Though the Pentagon claims these problems are all fixable, the litany of issues plaguing the F-35 over the years—and the high costs associated with them—hasn’t buoyed the F-35’s public image. But since 2010, the program has largely stabilized with production increasing (something like 170 jets have now been delivered to the U.S. and allies) and costs falling.

That’s the story the Pentagon wants to tell with its summer roadshow.
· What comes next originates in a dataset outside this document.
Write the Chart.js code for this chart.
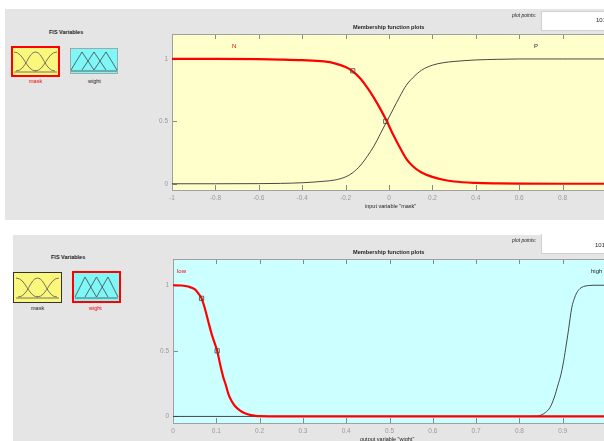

As production ramps up and economies of scale begin to kick in, the price of procuring F-35 aircraft over the life of the program is down $7.5 billion in 2012 dollars, Bogdan revealed this week.

“We had real decreases in real costs this year,” Bogdan noted at a press briefing following his remarks to Congress. “For a program that has a tragic past, that is not a bad year.”

To highlight that not-bad year, F-35s will make appearances at more than a dozen public events starting at Luke Air Force Base in Arizona next week. Chicago and New York will both get to see F-35s on the wing. In July, the jet will make a much-anticipated debut at the Farnborough International Air Show and Royal International Air Tattoo, one of the world’s largest and most prestigious aerospace events.

The F-35’s Farnborough debut was originally slated for 2014, but its appearance was canceled when the entire fleet was grounded following that aforementioned engine fire. With rebranding top of mind, the Pentagon is hoping the F-35’s 2016 world tour will run a bit more smoothly.